Last week, undergraduate students at Georgetown University voted overwhelmingly in favor of creating a fund to benefit descendants of 272 enslaved men, women, and children who were sold in 1838 to save the university’s finances.
Under the proposal, a mandatory fee of $27.20 per student per semester would fund a nonprofit, run jointly by Georgetown students and descendants, which would allocate money to charitable causes benefiting the descendants. Students turned out for the election at a record-high rate, according to Georgetown’s student newspaper, but the proposal needs approval from administrators before it can be implemented.
This referendum is the culmination of years of student activism at Georgetown since the university launched its Working Group on Slavery, Memory, and Reconciliation in 2015. The high turnout in last week’s student government elections at Georgetown reflects the extent to which the student body there has taken an active role in determining how their school will address its historical ties to slavery. It’s time for Penn’s student body to do the same.
Penn has recently joined schools such as Georgetown, Harvard University, Brown University, Yale University, Princeton University, Columbia University, and the University of Virginia in beginning to publicly reckon with historical ties to slavery.
At most of these schools, administrators convened research groups to study institutional ties to slavery following increased attention to such connections. Penn is one of a few colleges where research programs on institutional ties to slavery originated in undergraduate history courses. The idea for the Penn and Slavery Project came out of a spring 2017 course taught by History professor Kathleen Brown, and students have contributed research to the project every semester since fall 2017.
These undergraduate researchers, as well as others involved in the project, are laying the foundation for Penn to reckon with its connections to slavery. The Penn student body ought to recognize this work by taking the time to learn about the project’s early findings, just as Georgetown students have worked to understand their institution’s role in the slave trade.
The Penn and Slavery Project’s research has revealed that a substantial number of Penn’s founding trustees owned slaves. These trustees also sent William Smith, the University’s first provost, and John Morgan, the founder of the Medical School, to South Carolina and Jamaica to raise funds for the University from wealthy slave owners. “Smith and Morgan's efforts ensured that the university would stay open because of wealth earned from slave-labor,” the project’s website states.
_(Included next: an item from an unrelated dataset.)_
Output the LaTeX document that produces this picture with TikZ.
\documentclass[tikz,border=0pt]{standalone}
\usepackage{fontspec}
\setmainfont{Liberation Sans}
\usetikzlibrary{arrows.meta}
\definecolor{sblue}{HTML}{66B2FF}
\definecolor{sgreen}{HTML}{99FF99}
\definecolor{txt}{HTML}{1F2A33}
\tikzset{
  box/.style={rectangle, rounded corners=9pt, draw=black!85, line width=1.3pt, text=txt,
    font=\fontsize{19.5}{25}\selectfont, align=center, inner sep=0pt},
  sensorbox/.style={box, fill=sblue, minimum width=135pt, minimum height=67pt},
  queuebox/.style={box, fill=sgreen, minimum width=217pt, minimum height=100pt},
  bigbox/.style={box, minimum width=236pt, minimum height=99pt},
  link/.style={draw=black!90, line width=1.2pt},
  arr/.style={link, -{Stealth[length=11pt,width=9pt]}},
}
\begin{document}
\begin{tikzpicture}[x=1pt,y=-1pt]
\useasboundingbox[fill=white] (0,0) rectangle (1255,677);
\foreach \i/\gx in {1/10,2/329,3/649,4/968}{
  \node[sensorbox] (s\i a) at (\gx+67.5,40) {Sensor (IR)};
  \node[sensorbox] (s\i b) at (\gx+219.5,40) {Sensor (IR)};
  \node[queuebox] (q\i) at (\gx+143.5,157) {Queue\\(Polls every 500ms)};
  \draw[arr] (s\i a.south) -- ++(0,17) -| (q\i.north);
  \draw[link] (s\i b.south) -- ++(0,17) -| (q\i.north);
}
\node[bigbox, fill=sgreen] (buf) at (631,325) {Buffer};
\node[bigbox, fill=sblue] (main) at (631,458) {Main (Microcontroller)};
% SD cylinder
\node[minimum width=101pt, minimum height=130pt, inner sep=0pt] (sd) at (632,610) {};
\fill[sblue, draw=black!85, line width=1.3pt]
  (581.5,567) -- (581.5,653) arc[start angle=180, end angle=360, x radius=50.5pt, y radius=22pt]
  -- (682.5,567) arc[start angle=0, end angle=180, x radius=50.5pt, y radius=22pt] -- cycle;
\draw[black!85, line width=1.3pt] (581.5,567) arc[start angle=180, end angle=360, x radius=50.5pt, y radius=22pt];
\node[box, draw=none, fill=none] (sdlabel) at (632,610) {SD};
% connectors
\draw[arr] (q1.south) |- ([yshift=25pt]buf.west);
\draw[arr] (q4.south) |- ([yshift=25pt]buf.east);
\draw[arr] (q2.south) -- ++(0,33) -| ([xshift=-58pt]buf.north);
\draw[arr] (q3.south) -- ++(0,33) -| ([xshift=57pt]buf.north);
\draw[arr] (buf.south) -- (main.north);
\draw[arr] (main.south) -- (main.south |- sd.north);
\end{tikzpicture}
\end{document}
Additionally, the student researchers have highlighted how the Medical School’s faculty and alumni pioneered theories of race “science” used to defend slavery and to create a scientific basis for white supremacist ideologies. For example, in the mid-19th century, Medical School professor Samuel Morton catalogued the sizes and volumes of hundreds of human skulls to support his theory that mankind could be divided into five separate races and ranked by intellect. This research was used to justify chattel slavery as consistent with a natural racial hierarchy, and today Morton is often called the “father of scientific racism.” This pseudoscience of racial difference remains influential today in more subtle ways; a 2016 study at the University of Virginia found that an alarming percentage of white medical students and residents held false beliefs about biological differences between black and white people, including that black people have thicker skin than white people.
Penn’s history is not the same as Georgetown’s. There is no evidence that Penn ever owned enslaved people or that Penn directly profited from the sale of slaves in the way Georgetown did. Still, we must critically examine how Penn contributed to racial injustice during the antebellum period, especially in light of the University’s more recent history of expanding at the expense of black communities in West Philadelphia.
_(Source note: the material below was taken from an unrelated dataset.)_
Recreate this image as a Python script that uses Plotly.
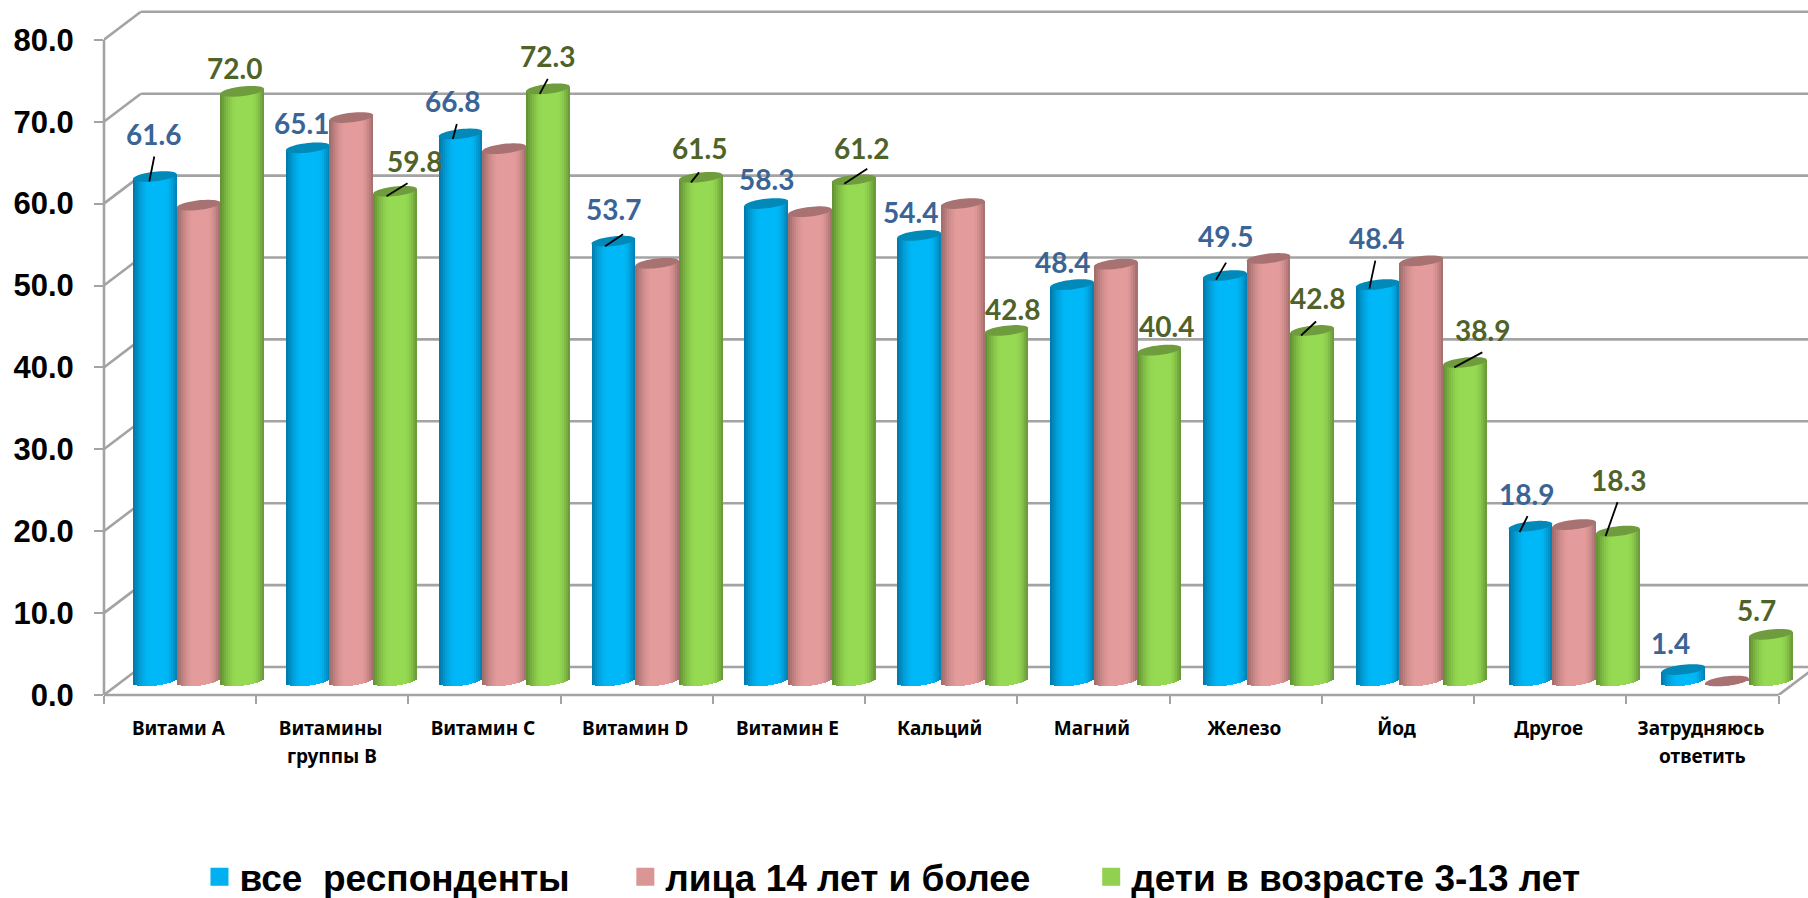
import math
import plotly.graph_objects as go

# ---------- data ----------
categories = ["Витами А", "Витамины", "Витамин С", "Витамин D", "Витамин Е", "Кальций",
              "Магний", "Железо", "Йод", "Другое", "Затрудняюсь"]
second_lines = {1: "группы В", 10: "ответить"}
series_names = ["все  респонденты", "лица 14 лет и более", "дети в возрасте 3-13 лет"]
all_respondents = [61.6, 65.1, 66.8, 53.7, 58.3, 54.4, 48.4, 49.5, 48.4, 18.9, 1.4]
adults_14_plus = [58.1, 68.8, 65.0, 51.0, 57.3, 58.3, 50.9, 51.6, 51.3, 19.1, 0.0]
children_3_13 = [72.0, 59.8, 72.3, 61.5, 61.2, 42.8, 40.4, 42.8, 38.9, 18.3, 5.7]
y_ticks = [0, 10, 20, 30, 40, 50, 60, 70, 80]

# ---------- label placement (pixel offsets from the bar top: label dx, dy, leader or None) ----------
blue_labels = [(-2, -43, (-6, 5, -1, -20)), (-6, -25, None), (-7, -33, (-7, 5, -3, -10)),
               (1, -32, (-7, 5, 11, -7)), (2, -25, None), (-6, -23, None), (-6, -23, None),
               (4, -40, (-5, 4, 5, -13)), (3, -47, (-4, 4, 2, -24)), (1, -32, (-6, 6, 2, -10)),
               (-7, -27, None)]
green_labels = [(-8, -23, None), (20, -30, (-8, 5, 13, -8)), (1, -33, (-7, 5, 1, -10)),
                (0, -29, (-8, 5, 0, -5)), (10, -32, (-7, 4, 16, -11)), (9, -21, None),
                (11, -24, None), (9, -32, (-7, 5, 8, -9)), (22, -32, (-6, 5, 22, -10)),
                (6, -51, (-7, 5, 5, -29)), (-8, -24, None)]

# ---------- geometry ----------
W, H = 1808, 898
PLOT_L, PLOT_B = 103.5, 695.0
CAT_PX = 152.3
BAR_PITCH = 152.9 / CAT_PX       # columns spread very slightly wider than the tick marks
VAL_PX = 8.19
DEPTH_X = 18.5 / CAT_PX          # half of the 3D depth, in category units
DEPTH_V = 14.0 / VAL_PX          # half of the 3D depth, in value units
FIRST_PX = 198.0
BAR_W = 43.7 / CAT_PX
RY = 4.8 / VAL_PX
TILT = 2.4 / VAL_PX
x_range = [(PLOT_L - FIRST_PX) / CAT_PX, (W - FIRST_PX) / CAT_PX]
y_range = [-DEPTH_V, -DEPTH_V + PLOT_B / VAL_PX]
GRID = "#a3a3a3"
GW = 2.6

styles = [
    dict(edgeL=(0, 118, 165), edgeR=(0, 125, 175), mid=(0, 184, 248), cap="#0089b9", flat="#00b0f0"),
    dict(edgeL=(155, 104, 104), edgeR=(160, 108, 108), mid=(228, 155, 155), cap="#a97272", flat="#d99694"),
    dict(edgeL=(96, 140, 50), edgeR=(102, 146, 54), mid=(149, 218, 82), cap="#6f9c3d", flat="#92d050"),
]
values = [all_respondents, adults_14_plus, children_3_13]
idx = list(range(len(categories)))
bar_x = [i * BAR_PITCH for i in idx]


def shade(st, t):
    if t < -0.2:
        f = (t + 1) / 0.8
        a = st["edgeL"]
    elif t > 0.42:
        f = (1 - t) / 0.58
        a = st["edgeR"]
    else:
        return "rgb(%d,%d,%d)" % st["mid"]
    f = math.sin(f * math.pi / 2)
    return "rgb(%d,%d,%d)" % tuple(round(a[k] + (st["mid"][k] - a[k]) * f) for k in range(3))


fig = go.Figure()
N = 22
dt = 2.0 / N
for s, vals in enumerate(values):
    for j in range(N):
        t = -1 + (j + 0.5) * dt
        arc = RY * math.sqrt(max(0.0, 1 - t * t))
        bottom = [-arc + TILT * t for _ in vals]
        tops = [v + TILT * t for v in vals]
        fig.add_trace(go.Bar(
            x=bar_x, y=[a - b for a, b in zip(tops, bottom)], base=bottom,
            width=BAR_W * dt / 2 * 1.04,
            offset=(s - 1) * BAR_W + (t - dt / 2) * BAR_W / 2,
            marker=dict(color=shade(styles[s], t), line=dict(width=0)),
            showlegend=False, hoverinfo="skip"))

legend_ids = ["legend", "legend2", "legend3"]
for s, name in enumerate(series_names):
    fig.add_trace(go.Scatter(x=[None], y=[None], mode="markers", name=name, legend=legend_ids[s],
                             marker=dict(symbol="square", size=16, color=styles[s]["flat"],
                                         line=dict(width=2, color=styles[s]["flat"]))))

shapes = []


def line(x0, y0, x1, y1, xref="x", yref="y", color=GRID, width=GW, layer="below"):
    shapes.append(dict(type="line", x0=x0, y0=y0, x1=x1, y1=y1, xref=xref, yref=yref, layer=layer,
                       line=dict(color=color, width=width)))


cat_edges = [i - 0.5 - DEPTH_X for i in range(len(categories) + 1)]
left_front = cat_edges[0]
left_back = left_front + 2 * DEPTH_X
right_front = cat_edges[-1]
right_back = right_front + 2 * DEPTH_X
for v in y_ticks:
    line(left_back, v + DEPTH_V, right_back + 0.1, v + DEPTH_V)
    line(left_front, v - DEPTH_V, left_back, v + DEPTH_V)
shapes.append(dict(type="line", x0=0, x1=0, xref="paper", y0=y_ticks[0] - DEPTH_V, y1=y_ticks[-1] - DEPTH_V,
                   yref="y", layer="below", line=dict(color=GRID, width=GW)))
shapes.append(dict(type="line", x0=left_front, x1=right_front, xref="x", y0=0, y1=0,
                   yref="paper", layer="below", line=dict(color=GRID, width=GW)))
line(right_front, y_ticks[0] - DEPTH_V, right_back, y_ticks[0] + DEPTH_V)

# cylinder caps
for s, vals in enumerate(values):
    for i, v in enumerate(vals):
        cx = bar_x[i] + (s - 1) * BAR_W
        pts = []
        for k in range(48):
            a = 2 * math.pi * k / 48
            t = math.cos(a)
            pts.append((cx + t * BAR_W / 2, v + TILT * t + RY * math.sin(a)))
        path = "M" + "L".join("%.5f,%.4f" % p for p in pts) + "Z"
        shapes.append(dict(type="path", path=path, xref="x", yref="y", layer="above",
                           fillcolor=styles[s]["cap"], line=dict(width=0)))

annotations = []
label_font = "Lato, Carlito, 'Open Sans', sans-serif"
for s, placement, colour in ((0, blue_labels, "#3a6495"), (2, green_labels, "#4f6228")):
    for i, (dx, dy, leader) in enumerate(placement):
        v = values[s][i]
        cx = i + (s - 1) * 43.5 / CAT_PX + 0.3 / CAT_PX
        annotations.append(dict(x=cx, y=v, xref="x", yref="y", text="%.1f" % v, showarrow=False,
                                xanchor="center", yanchor="middle", xshift=dx, yshift=-dy,
                                font=dict(family=label_font, size=28, color=colour, weight="bold")))
        if leader:
            x0, y0, x1, y1 = leader
            line(cx + x0 / CAT_PX, v - y0 / VAL_PX, cx + x1 / CAT_PX, v - y1 / VAL_PX,
                 color="black", width=1.8, layer="above")

cat_font = dict(family="'Noto Sans', sans-serif", size=19, color="black", weight="bold")
for i, text in second_lines.items():
    annotations.append(dict(x=i - DEPTH_X, xref="x", y=(PLOT_B - 756) / PLOT_B, yref="paper", text=text,
                            showarrow=False, xanchor="center", yanchor="middle", font=cat_font))


def legend_at(px):
    return dict(orientation="h", x=(px - PLOT_L) / (W - PLOT_L), y=-0.262, xanchor="left", yanchor="middle",
                bgcolor="rgba(0,0,0,0)",
                font=dict(family="Liberation Sans", size=37, color="black", weight="bold"))


fig.update_layout(
    width=W, height=H, autosize=False,
    margin=dict(l=PLOT_L, r=0, t=0, b=H - PLOT_B, pad=0, autoexpand=False),
    paper_bgcolor="white", plot_bgcolor="white",
    barmode="overlay", bargap=0,
    shapes=shapes, annotations=annotations,
    font=dict(family="Liberation Sans"),
    xaxis=dict(range=x_range, showgrid=False, zeroline=False, showline=False,
               tickmode="array", tickvals=[i - DEPTH_X - 0.01 for i in idx], ticktext=categories,
               ticks="", tickangle=0, ticklabelstandoff=20,
               tickfont=cat_font,
               minor=dict(tickmode="array", tickvals=cat_edges, ticks="outside", ticklen=8,
                          tickwidth=2, tickcolor=GRID)),
    yaxis=dict(range=y_range, showgrid=False, zeroline=False, showline=False,
               tickmode="array", tickvals=[v - DEPTH_V for v in y_ticks],
               ticktext=["%.1f" % v for v in y_ticks], ticks="outside", ticklen=9, tickwidth=2,
               tickcolor=GRID, ticklabelstandoff=14,
               tickfont=dict(family="Liberation Sans", size=31, color="black", weight="bold")),
    legend=legend_at(199), legend2=legend_at(625), legend3=legend_at(1091),
    showlegend=True,
)

fig.write_html("out.html", config=dict(displayModeBar=False),
               post_script="document.body.style.margin='0';")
When the extent of Georgetown’s complicity in the slave trade became widely known in 2016, Penn’s director of media relations denied the University had any direct historical ties to slavery. But in early 2018, following the first semester of the Penn and Slavery Project research, President Amy Gutmann and Provost Wendell Pritchett released a statement announcing the formation of a new working group on slavery and praising the group’s work to cast “a new light on our historical understanding of the reach of slavery’s connections to Penn.”
“It is important that we fully understand how it affected our University in its early years and that we reflect as a university about the current meaning of this history,” the statement read.
No institution can fully repay the moral debt owed for helping to promote slavery, but supporting the Penn and Slavery Project’s efforts to investigate the University’s history is a good first step. The University should continue to support the work of the Penn and Slavery Project. The Daily Pennsylvanian Editorial Board encourages all members of the Penn community to take the time to learn about this research on the history of our institution. Further information is available on the project’s website at pennandslaveryproject.org.
Editorials represent the majority view of members of The Daily Pennsylvanian, Inc. Editorial Board, which meets regularly to discuss issues relevant to Penn's campus. Participants in these meetings are not involved in the reporting of articles on related topics.